Counting on a profit, several months after buying the Paderewski Drive house Mr. Tanner advertised it for sale on eBay. He quickly found a buyer in Britain: Claire Fennelly, a residential landlord in West Yorkshire who was looking for investment property in the United States.
Ms. Fennelly paid $14,900 to Mr. Tanner and his business partner, and $2,500 more to the same contractor for further repairs.
Then Ms. Fennelly decided to do what Mr. Tanner had not: she and her husband got on a plane and flew to Buffalo in November 2003. When they took a cab to Paderewski Drive and arrived at the house, the cab driver refused to let them out. The neighborhood was just too dangerous, he said. When she saw the house, Ms. Fennelly said, it had missing windows, holes in the roof and the siding was gone.
“You’ve never seen anything like it,” she said. “We sat there in the cab thinking, ‘What have we done.’ “
Ms. Fennelly called Mr. Tanner immediately. He said hers was the first true description of the house he had heard. He promised to pay her back and called the county clerk’s office to make sure that the title would not be transferred to her. Ms. Fennelly said she was still waiting for a refund and had not taken legal action against him.
A few months later, Mr. Tanner received a Housing Court summons for a lengthy list of code violations, so he drove the 1,600 miles from Colorado to Buffalo. He said he received little sympathy from the Housing Court judge. Mr. Tanner called Mr. Burton to demand his money back, but could reach only Mr. Burton’s business partner, Stephen Fox, who, Mr. Tanner said, hung up on him.
Calls placed to Mr. Burton’s home in Gulfport, Miss., seeking comment about his real estate transactions, were not returned. Mr. Fox, reached in Roseburg, Ore., said Mr. Burton had no interest in commenting. (Mr. Tanner said recently that he was not pursuing any legal action against Mr. Burton or the contractor. “I’m already too drained, financially,” he said.)
Sam Hoyt, a Democratic state assemblyman and co-chairman of the Buffalo mayor’s task force on real estate flipping, whose aim is to educate consumers on the destructive effects of the practice, blames eBay, saying it enables dishonest flippers to lure buyers.
Mr. Hoyt said he had repeatedly appealed to eBay officials, asking the company to make specific changes, like informing sellers that they must comply with New York State disclosure laws and requiring a copy of written sales contracts. But Mr. Hoyt said he had received little cooperation from the company.
“What eBay is doing, in my opinion, is immoral,” he said. “They have a responsibility to not facilitate activity like this.”
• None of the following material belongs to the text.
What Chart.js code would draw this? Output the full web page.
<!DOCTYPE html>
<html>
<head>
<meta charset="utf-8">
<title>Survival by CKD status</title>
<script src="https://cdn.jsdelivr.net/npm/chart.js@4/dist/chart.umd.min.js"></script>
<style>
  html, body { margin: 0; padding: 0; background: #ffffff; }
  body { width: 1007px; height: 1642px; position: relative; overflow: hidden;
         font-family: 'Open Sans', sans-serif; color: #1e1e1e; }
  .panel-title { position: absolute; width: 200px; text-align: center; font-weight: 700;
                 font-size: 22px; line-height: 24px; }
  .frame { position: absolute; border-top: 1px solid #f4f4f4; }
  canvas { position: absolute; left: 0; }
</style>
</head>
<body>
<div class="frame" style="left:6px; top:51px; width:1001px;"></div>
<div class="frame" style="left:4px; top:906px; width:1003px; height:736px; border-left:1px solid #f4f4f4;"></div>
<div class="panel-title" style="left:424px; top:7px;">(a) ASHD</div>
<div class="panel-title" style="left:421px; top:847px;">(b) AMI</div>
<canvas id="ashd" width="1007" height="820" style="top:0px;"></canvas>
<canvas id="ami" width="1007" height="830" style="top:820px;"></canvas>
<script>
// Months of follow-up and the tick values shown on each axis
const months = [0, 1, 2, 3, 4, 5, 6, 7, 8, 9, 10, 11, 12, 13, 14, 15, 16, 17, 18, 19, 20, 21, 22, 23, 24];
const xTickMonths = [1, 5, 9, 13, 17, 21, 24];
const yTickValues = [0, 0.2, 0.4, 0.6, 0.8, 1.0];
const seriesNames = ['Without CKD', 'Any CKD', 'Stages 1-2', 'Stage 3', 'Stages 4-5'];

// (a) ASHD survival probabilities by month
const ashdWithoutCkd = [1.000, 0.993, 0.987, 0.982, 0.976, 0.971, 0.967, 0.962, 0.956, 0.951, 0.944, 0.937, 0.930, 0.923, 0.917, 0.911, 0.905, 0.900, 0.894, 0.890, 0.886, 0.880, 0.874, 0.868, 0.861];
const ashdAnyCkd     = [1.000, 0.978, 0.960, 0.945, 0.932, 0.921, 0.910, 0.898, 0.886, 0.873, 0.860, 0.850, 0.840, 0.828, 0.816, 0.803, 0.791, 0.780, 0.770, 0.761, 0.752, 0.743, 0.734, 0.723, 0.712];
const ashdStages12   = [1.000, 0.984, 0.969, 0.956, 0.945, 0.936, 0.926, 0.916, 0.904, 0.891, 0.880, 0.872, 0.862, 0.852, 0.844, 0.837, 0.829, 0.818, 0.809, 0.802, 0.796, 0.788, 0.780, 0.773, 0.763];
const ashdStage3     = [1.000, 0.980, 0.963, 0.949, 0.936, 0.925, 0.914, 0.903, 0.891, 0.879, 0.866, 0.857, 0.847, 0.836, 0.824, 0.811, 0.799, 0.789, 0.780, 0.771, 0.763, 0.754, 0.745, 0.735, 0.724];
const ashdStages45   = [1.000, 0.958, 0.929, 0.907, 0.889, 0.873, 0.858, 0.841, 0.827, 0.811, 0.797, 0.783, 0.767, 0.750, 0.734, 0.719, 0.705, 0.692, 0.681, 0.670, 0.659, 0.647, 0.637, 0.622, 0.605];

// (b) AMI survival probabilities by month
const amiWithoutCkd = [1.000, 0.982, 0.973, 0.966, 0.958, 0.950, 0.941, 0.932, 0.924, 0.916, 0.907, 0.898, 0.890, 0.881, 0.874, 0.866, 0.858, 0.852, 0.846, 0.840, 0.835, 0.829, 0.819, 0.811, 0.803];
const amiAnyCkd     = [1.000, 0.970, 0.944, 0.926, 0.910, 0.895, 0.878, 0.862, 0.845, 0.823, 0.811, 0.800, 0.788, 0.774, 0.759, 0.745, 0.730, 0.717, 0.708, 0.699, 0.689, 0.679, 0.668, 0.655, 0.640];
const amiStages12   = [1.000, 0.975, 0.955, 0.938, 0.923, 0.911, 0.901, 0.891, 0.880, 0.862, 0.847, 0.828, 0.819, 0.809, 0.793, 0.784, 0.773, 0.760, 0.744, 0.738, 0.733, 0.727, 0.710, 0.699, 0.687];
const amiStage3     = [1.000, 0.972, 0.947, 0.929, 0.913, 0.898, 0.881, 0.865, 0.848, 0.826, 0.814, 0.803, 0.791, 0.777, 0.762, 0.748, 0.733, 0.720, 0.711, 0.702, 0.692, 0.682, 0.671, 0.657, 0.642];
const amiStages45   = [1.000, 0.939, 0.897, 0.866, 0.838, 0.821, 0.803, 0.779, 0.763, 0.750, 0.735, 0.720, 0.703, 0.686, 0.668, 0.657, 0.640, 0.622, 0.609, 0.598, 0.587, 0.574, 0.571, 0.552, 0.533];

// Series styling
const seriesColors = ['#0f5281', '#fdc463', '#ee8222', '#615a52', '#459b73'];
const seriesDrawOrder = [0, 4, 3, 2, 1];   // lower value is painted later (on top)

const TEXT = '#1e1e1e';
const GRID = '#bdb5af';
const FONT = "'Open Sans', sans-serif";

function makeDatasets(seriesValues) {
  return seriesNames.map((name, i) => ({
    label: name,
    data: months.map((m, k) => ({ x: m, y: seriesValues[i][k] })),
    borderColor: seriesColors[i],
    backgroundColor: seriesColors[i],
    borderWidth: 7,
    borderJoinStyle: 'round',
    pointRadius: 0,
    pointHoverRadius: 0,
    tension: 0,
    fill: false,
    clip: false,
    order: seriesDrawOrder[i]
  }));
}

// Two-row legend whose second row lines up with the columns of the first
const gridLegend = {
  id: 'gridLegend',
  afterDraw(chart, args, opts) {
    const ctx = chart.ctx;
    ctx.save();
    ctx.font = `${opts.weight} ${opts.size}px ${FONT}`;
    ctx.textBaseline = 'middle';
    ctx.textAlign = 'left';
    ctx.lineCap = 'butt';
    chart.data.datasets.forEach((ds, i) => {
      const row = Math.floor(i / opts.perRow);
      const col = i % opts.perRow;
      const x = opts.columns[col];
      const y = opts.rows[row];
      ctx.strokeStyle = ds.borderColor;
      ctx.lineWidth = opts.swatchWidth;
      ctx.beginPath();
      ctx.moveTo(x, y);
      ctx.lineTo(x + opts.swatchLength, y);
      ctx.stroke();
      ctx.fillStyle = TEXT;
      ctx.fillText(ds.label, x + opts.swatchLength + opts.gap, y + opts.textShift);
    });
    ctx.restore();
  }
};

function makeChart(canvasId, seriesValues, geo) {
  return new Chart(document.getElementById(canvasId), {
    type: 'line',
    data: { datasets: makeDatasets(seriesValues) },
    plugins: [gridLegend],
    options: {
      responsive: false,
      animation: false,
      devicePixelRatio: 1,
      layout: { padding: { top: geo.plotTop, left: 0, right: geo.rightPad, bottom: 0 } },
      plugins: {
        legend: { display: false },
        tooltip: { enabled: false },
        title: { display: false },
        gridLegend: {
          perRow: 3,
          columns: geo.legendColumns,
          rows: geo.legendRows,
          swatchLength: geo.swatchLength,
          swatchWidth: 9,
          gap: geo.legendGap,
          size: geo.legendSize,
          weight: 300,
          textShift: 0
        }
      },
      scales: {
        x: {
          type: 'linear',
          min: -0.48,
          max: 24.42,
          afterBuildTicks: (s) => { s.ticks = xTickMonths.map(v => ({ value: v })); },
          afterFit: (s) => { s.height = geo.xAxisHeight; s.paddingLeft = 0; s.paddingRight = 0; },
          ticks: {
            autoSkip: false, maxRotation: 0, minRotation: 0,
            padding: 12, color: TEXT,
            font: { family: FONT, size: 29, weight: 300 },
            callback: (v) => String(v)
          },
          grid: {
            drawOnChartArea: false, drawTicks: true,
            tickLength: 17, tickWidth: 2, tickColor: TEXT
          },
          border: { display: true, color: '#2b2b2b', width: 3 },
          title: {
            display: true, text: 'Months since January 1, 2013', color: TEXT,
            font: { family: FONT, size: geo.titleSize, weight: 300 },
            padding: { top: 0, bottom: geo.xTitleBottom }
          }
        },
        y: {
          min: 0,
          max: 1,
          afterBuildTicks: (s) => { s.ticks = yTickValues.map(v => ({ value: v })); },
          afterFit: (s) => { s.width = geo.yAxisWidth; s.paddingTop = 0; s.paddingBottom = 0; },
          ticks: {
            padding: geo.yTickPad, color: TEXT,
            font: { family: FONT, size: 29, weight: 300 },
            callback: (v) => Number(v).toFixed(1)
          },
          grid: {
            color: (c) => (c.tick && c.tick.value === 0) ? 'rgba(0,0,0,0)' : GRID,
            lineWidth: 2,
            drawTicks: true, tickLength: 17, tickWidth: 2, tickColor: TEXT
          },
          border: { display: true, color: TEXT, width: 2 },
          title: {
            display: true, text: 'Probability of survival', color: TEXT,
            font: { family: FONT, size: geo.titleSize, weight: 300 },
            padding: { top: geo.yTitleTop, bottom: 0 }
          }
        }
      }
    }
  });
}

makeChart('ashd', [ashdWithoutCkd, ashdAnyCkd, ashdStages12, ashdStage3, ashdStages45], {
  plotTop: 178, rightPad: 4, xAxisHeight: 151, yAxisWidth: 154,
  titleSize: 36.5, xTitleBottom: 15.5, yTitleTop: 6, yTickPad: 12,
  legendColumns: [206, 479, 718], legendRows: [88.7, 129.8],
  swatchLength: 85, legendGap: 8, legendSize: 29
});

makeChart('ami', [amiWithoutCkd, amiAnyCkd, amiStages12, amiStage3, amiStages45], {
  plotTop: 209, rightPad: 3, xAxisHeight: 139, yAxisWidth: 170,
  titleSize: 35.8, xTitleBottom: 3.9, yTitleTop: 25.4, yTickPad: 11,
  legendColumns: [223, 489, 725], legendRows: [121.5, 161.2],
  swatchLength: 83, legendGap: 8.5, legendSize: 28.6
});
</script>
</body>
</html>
Representatives of eBay say the company has few legal obligations to buyers of real estate on the site. “The people responsible for house flipping,” an eBay spokesman, Hani Durzy, said, “are the people selling these houses and the people buying them sight unseen. How these sellers and buyers are connecting is not as important as the fact that the buyers are not doing the proper due diligence when buying a property.”
(Although eBay holds real estate licenses in many states, it does not act as a real estate agent and does not charge a commission. Instead, it charges a flat listing fee of $100 to $300 for residential property, depending on the duration and the type of listing.)
Joe Tseng, a real estate investor from San Marino in Los Angeles County, also saw what looked like a great deal on eBay in his case, an apartment building in Youngstown, Ohio. Mr. Tseng did fly to Ohio to inspect the property, which turned out to be a run-down and nearly vacant 11-unit building.
He withdrew from the deal, lost his $5,000 deposit, and learned a hard lesson about buying real estate online. “It’s very dangerous,” Mr. Tseng said.
Richard W. Hayman, president of Bid4Assets in Silver Spring, Md., agreed with Mr. Durzy that buyers needed to be cautious. “Some of this actually amazes me,” he said. “People seem to think ‘caveat emptor’ doesn’t apply when you’re sitting at your computer.”
Yet Ms. Fennelly, who has been shopping on eBay for years without a problem, said it was the feeling of safety she got from eBay that made her buy property before setting eyes on it. “You get lulled into a false sense of security with the name eBay, then get scammed in a big way,” she said. “If it wasn’t eBay, I wouldn’t have gone ahead with it.”
She is not alone. Mr. Krug, who has been a building inspector in Buffalo for 18 years, said he was now dealing with online buyers as far away as Australia and Israel. “You’re talking all over the world, people buying stuff in Buffalo, saying, ‘Nine thousand dollars. I can’t beat that.’ “
Michele Johnson, a resident of Buffalo’s East Side and one of the founders of the task force on flipping, said she had reported hundreds of misleading real estate listings to eBay, with little effect. Still, Ms. Johnson said: “It’s hard to say that taking the listings off eBay would fix the problem. These sellers are just going to find another avenue.”
The house at 173 Paderewski, which was claimed by the city for back taxes Mr. Tanner had not paid, was deemed a safety hazard and razed several weeks ago. The cost of the demolition, which Buffalo expects Mr. Tanner to pay, is $9,000.
Mr. Tanner’s two houses on Lombard Street were also taken by the city. They, too, are in line for demolition. Mr. Tanner, whose business partner has declared bankruptcy, said he lay in bed at night, wondering where he went wrong.
Mr. Krug said Mr. Tanner had asked him the same question. “I told him the first thing he did wrong was buy a computer,” Mr. Krug said.